WDS may provide two modes of access point-to-access point (AP-to-AP) connectivity:
  • Wireless bridging, in which WDS APs (AP-to-AP on sitecom routers AP) communicate only with each other and don't allow wireless stations (STA) (also known as wireless clients) to access them
  • Wireless repeating, in which APs (WDS on sitecom routers) communicate with each other and with wireless STAs
Two disadvantages to using WDS are:
  • The maximum wireless effective throughput may be halved after the first retransmission (hop) being made. For example, in the case of two APs connected via WDS, and communication is made between a computer which is plugged into the Ethernet port of AP A and a laptop which is connected wirelessly to AP B. The throughput is halved, because AP B has to retransmit the information during the communication of the two sides. However, in the case of communications between a computer which is plugged into the Ethernet port of AP A and a computer which is plugged into the Ethernet port of AP B, the throughput is not halved since there is no need to retransmit the information. Dual band/radio APs may avoid this problem, by connecting to clients on one band/radio, and making a WDS network link with the other.
  • Dynamically assigned and rotated encryption keys are usually not supported in a WDS connection. This means that dynamic Wi-Fi Protected Access (WPA) and other dynamic key assignment technology in most cases cannot be used, though WPA using pre-shared keys is possible. This is due to the lack of standardization in this field, which may be resolved with the upcoming 802.11s standard. As a result only static WEP or WPA keys may be used in a WDS connection, including any STAs that associate to a WDS repeating AP.
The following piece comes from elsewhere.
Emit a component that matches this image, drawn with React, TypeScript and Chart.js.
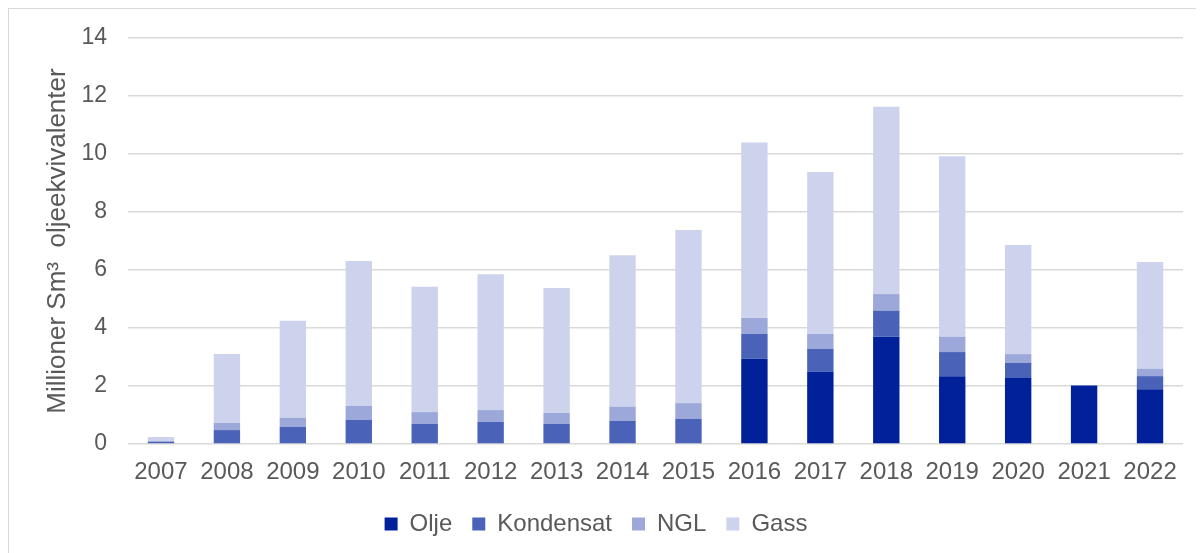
import React, { useEffect, useRef } from "react";
import { Chart, registerables } from "chart.js";

Chart.register(...registerables);

const years = ["2007", "2008", "2009", "2010", "2011", "2012", "2013", "2014", "2015", "2016", "2017", "2018", "2019", "2020", "2021", "2022"];
const olje = [0, 0, 0, 0, 0, 0, 0, 0, 0, 2.94, 2.49, 3.7, 2.34, 2.29, 2.02, 1.89];
const kondensat = [0.08, 0.48, 0.59, 0.83, 0.69, 0.76, 0.69, 0.8, 0.87, 0.86, 0.79, 0.9, 0.83, 0.51, 0, 0.45];
const ngl = [0.02, 0.25, 0.32, 0.48, 0.41, 0.41, 0.38, 0.48, 0.54, 0.55, 0.52, 0.57, 0.53, 0.3, 0, 0.26];
const gass = [0.14, 2.37, 3.34, 5.0, 4.32, 4.68, 4.31, 5.23, 5.97, 6.05, 5.58, 6.46, 6.22, 3.76, 0, 3.68];
const yTicks = [0, 2, 4, 6, 8, 10, 12, 14];
const yTitle = "Millioner Sm³  oljeekvivalenter";

const FONT = "'Liberation Sans', Arial, sans-serif";
const TEXT = "#595959";

export default function App() {
  const ref = useRef<HTMLCanvasElement | null>(null);

  useEffect(() => {
    if (!ref.current) return;
    const mk = (label: string, data: number[], color: string) => ({
      label,
      data,
      backgroundColor: color,
      borderWidth: 0,
      barPercentage: 0.4,
      categoryPercentage: 1,
    });
    const chart = new Chart(ref.current, {
      type: "bar",
      data: {
        labels: years,
        datasets: [
          mk("Olje", olje, "#002199"),
          mk("Kondensat", kondensat, "#4A63B8"),
          mk("NGL", ngl, "#9BA8D9"),
          mk("Gass", gass, "#CDD3EC"),
        ],
      },
      options: {
        animation: false,
        responsive: false,
        maintainAspectRatio: false,
        layout: { padding: { top: 29, right: 21, left: 0, bottom: 7 } },
        plugins: {
          tooltip: { enabled: false },
          legend: {
            position: "bottom",
            labels: {
              boxWidth: 13,
              boxHeight: 13,
              padding: 20,
              color: TEXT,
              font: { family: FONT, size: 24 },
            },
          },
        },
        scales: {
          x: {
            stacked: true,
            grid: { display: false, drawTicks: false },
            border: { display: false },
            ticks: { color: TEXT, font: { family: FONT, size: 24 }, padding: 14, maxRotation: 0, autoSkip: false },
            afterFit: (s: any) => { s.height = 48; },
          },
          y: {
            stacked: true,
            min: 0,
            max: 14,
            afterBuildTicks: (s: any) => { s.ticks = yTicks.map((v) => ({ value: v })); },
            grid: { color: "#d9d9d9", lineWidth: 1.5, drawTicks: false },
            border: { display: false },
            ticks: { color: TEXT, font: { family: FONT, size: 23 }, padding: 21 },
            title: {
              display: true,
              text: yTitle,
              color: TEXT,
              font: { family: FONT, size: 26, weight: "normal" },
              padding: { top: 33, bottom: 0 },
            },
            afterFit: (s: any) => {
              s.width = 119;
              s.paddingTop = 0;
              s.paddingBottom = 0;
            },
          },
        },
      },
    });
    return () => chart.destroy();
  }, []);

  return (
    <div style={{ width: 1195, height: 544, borderTop: "1px solid #d9d9d9", borderLeft: "1px solid #d9d9d9", background: "#fff" }}>
      <canvas ref={ref} width={1195} height={544} style={{ display: "block" }} />
    </div>
  );
}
OpenWRT, a universal third party router firmware, supports WDS with WPA-PSK, WPA2-PSK, WPA-PSK/WPA2-PSK Mixed-Mode encryption modes. Recent Apple base stations allow WDS with WPA, though in some cases firmware updates are required. Firmware for the Renasis SAP36g super access point and most third party firmware for the Linksys WRT54G(S)/GL support AES encryption using WPA2-PSK mixed-mode security, and TKIP encryption using WPA-PSK, while operating in WDS mode. However, this mode may not be compatible with other units running stock or alternate firmware.